Supplied information →
──────────────────────────────
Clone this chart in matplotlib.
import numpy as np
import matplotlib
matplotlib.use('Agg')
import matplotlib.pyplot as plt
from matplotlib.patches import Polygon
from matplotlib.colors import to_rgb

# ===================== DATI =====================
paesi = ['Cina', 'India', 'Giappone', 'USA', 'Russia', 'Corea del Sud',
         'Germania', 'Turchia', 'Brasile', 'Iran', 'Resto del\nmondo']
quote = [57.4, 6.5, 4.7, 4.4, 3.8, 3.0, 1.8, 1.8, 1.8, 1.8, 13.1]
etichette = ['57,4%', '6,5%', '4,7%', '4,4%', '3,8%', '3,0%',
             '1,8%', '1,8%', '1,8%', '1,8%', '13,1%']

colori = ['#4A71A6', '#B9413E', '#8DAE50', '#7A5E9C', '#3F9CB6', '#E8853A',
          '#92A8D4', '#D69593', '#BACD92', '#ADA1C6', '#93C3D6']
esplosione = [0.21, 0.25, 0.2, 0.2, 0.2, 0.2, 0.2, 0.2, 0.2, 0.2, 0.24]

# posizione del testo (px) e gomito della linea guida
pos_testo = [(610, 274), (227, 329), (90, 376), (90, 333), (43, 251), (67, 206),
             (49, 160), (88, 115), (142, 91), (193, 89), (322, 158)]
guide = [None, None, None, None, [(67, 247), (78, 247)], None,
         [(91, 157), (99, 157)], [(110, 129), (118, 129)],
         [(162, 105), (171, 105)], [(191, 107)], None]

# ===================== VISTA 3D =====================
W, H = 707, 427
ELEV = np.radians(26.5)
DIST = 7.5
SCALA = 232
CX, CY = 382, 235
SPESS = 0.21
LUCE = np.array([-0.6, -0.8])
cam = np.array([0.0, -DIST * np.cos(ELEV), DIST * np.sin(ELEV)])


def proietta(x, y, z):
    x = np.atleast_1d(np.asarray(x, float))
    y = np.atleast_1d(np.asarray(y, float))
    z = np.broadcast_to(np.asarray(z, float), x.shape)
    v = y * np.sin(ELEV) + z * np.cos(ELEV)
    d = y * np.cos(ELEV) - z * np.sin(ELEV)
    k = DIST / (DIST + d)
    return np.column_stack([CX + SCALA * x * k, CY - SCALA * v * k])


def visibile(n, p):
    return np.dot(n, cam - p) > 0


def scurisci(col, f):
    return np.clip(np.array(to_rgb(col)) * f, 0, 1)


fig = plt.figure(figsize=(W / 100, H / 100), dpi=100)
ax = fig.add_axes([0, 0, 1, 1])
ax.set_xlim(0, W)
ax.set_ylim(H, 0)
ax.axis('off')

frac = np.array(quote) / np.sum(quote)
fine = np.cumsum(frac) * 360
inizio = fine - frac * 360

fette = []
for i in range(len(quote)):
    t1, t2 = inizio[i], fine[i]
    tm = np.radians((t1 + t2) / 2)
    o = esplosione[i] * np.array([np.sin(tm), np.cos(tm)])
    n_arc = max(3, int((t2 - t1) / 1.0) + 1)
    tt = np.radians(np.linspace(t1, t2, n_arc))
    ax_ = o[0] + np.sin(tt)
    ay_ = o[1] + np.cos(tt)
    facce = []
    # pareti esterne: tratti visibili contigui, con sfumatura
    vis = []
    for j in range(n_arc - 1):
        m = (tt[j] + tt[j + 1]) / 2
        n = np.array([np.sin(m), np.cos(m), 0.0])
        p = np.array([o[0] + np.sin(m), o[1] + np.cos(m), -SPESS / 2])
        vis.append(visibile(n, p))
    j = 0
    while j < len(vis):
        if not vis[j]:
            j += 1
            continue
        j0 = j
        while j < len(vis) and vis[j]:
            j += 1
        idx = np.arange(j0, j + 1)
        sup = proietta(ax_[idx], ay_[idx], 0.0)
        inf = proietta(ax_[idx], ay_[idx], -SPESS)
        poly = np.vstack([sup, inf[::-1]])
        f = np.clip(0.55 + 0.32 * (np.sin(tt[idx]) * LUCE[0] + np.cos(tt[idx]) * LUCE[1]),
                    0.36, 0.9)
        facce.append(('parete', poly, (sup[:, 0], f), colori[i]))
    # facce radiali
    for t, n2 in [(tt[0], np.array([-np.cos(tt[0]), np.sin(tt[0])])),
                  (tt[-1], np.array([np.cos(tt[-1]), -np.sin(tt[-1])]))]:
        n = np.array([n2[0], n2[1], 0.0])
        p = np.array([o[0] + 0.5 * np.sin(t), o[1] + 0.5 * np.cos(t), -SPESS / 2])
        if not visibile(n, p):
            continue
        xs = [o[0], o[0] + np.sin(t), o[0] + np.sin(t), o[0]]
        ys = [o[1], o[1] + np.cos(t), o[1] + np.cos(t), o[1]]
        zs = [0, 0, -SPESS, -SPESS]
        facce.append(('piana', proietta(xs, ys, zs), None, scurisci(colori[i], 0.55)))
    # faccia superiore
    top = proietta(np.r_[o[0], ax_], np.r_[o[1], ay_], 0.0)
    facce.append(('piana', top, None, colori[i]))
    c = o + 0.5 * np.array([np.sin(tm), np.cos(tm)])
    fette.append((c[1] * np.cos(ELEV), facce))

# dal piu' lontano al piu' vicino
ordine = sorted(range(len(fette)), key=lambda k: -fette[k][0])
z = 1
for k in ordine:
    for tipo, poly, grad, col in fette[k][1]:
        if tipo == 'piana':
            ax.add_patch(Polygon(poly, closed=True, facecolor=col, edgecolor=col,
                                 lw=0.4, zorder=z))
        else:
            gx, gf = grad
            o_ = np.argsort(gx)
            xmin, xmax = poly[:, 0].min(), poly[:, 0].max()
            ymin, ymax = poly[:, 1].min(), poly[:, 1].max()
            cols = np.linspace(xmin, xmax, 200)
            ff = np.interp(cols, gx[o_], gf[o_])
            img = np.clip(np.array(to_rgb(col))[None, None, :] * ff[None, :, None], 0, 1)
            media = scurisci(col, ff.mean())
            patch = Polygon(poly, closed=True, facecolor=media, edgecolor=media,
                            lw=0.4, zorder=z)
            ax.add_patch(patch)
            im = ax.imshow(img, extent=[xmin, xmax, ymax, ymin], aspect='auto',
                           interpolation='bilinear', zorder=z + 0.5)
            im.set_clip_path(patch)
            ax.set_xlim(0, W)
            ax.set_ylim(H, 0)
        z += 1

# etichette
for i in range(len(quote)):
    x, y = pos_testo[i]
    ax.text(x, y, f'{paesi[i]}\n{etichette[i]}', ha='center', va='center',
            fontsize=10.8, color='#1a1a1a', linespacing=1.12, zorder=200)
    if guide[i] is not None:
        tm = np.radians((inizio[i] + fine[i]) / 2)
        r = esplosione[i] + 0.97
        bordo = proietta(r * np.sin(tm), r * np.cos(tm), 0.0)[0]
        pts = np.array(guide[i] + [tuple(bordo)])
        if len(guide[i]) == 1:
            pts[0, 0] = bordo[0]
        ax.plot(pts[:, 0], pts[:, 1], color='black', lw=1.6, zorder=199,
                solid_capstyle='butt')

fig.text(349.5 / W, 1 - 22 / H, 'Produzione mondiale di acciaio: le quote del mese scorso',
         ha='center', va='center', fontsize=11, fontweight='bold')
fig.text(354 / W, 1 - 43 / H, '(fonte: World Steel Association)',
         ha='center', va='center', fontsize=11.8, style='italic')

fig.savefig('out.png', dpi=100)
──────────────────────────────
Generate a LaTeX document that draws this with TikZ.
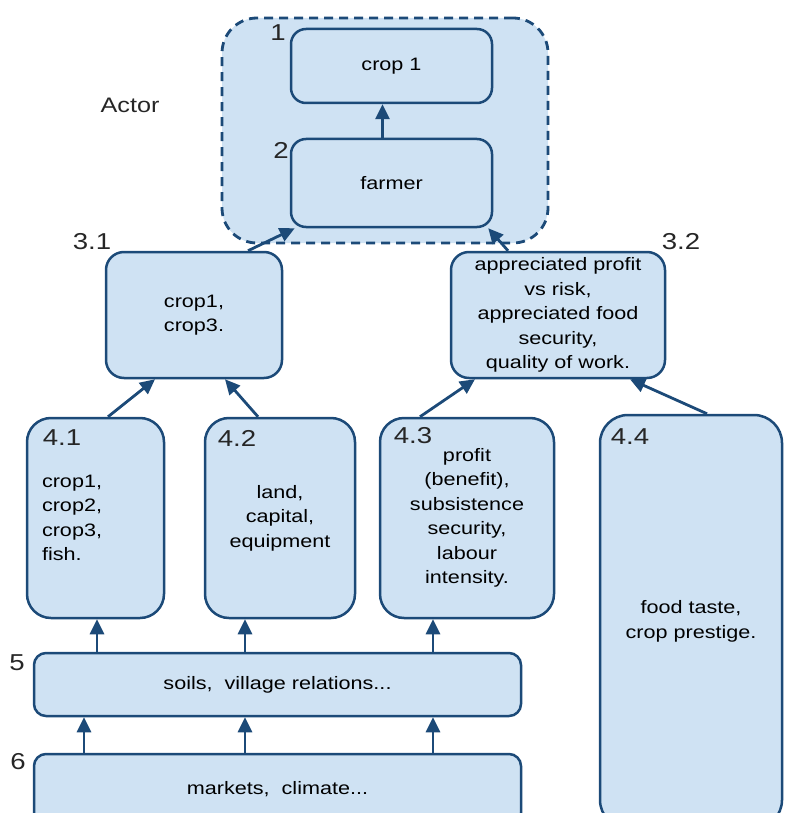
──────────────────────────────
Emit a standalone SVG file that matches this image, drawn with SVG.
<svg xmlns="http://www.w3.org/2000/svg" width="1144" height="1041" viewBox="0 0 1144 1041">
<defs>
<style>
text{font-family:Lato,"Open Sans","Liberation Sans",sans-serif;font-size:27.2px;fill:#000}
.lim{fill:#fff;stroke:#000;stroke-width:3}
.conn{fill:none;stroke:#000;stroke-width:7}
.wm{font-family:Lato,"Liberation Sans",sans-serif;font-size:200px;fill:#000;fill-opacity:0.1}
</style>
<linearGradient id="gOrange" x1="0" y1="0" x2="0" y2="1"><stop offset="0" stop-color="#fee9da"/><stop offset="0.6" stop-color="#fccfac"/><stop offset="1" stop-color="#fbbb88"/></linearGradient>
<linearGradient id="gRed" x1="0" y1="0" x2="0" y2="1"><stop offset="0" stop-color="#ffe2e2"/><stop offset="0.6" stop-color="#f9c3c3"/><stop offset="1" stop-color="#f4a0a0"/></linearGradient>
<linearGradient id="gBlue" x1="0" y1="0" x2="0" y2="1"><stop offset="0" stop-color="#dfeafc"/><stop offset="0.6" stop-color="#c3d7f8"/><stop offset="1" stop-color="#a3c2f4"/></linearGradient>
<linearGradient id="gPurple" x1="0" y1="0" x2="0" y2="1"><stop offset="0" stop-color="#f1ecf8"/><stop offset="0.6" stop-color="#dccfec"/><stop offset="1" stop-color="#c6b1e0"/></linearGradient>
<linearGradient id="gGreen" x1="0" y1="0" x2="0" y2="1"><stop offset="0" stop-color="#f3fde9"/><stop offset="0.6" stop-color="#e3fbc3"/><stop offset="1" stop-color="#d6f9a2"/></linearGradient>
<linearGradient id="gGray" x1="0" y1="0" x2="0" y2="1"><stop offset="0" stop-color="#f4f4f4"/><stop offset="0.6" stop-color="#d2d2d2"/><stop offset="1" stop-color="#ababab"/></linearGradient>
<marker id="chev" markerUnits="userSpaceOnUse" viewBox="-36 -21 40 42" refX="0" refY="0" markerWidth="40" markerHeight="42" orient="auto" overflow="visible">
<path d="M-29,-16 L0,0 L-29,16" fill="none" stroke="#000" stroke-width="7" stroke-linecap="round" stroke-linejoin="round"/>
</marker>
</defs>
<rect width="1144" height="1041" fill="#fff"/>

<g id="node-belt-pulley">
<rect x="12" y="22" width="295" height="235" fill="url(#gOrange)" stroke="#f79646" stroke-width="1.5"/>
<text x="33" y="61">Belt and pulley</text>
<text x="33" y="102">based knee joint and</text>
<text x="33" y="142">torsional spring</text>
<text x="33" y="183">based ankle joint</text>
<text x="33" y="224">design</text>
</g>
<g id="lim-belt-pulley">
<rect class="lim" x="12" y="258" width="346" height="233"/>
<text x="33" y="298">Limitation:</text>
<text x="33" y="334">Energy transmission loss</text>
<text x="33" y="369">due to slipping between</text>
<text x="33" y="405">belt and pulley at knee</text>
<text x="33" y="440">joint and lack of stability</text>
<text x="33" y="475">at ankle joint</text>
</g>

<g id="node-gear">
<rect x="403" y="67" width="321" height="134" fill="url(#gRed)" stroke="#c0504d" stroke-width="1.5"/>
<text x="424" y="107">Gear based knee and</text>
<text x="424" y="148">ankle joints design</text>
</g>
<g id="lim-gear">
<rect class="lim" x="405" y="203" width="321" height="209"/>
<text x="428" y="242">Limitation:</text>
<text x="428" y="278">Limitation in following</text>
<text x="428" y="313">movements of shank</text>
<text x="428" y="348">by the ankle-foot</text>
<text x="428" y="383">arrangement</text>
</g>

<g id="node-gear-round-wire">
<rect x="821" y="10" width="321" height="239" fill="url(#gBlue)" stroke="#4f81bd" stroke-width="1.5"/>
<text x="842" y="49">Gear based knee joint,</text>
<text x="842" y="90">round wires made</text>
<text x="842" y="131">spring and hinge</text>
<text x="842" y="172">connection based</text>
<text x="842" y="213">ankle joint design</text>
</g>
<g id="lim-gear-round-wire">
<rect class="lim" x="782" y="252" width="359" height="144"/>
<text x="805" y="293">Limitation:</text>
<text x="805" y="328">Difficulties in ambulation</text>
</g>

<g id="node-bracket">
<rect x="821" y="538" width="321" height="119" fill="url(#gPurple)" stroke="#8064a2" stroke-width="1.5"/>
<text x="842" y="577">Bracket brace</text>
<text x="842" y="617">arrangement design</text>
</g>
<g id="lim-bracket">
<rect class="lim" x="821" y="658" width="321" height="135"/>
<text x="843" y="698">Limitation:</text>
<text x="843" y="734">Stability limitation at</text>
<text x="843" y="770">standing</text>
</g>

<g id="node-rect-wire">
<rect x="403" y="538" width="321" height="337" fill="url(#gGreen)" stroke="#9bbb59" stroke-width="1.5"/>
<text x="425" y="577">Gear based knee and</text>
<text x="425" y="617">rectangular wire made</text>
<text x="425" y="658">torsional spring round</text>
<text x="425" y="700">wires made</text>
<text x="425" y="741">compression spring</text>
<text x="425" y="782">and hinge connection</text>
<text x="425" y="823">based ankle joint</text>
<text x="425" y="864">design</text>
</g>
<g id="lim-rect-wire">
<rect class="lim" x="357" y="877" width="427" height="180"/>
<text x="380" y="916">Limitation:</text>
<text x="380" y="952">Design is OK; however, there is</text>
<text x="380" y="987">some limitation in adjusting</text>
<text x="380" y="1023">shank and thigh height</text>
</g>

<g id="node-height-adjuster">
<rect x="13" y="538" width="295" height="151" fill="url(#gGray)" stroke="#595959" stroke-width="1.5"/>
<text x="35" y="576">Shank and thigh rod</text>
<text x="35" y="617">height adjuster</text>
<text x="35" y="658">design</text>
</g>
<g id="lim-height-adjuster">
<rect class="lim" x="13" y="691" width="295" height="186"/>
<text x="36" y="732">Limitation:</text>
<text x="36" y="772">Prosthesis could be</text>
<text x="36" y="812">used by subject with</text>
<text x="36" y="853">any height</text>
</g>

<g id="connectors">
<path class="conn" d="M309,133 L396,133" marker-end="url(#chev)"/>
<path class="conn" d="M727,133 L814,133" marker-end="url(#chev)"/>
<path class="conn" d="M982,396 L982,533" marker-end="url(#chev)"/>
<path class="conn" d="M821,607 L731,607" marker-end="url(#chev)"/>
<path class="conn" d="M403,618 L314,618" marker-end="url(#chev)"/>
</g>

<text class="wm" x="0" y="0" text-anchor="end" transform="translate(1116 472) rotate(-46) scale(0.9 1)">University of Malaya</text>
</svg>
──────────────────────────────
Work instructions →
Note every line above where the string "with" shows up, and copy those lines.

Solution →
Generate a LaTeX document that draws this with TikZ.
Emit a standalone SVG file that matches this image, drawn with SVG.
<text x="36" y="812">used by subject with</text>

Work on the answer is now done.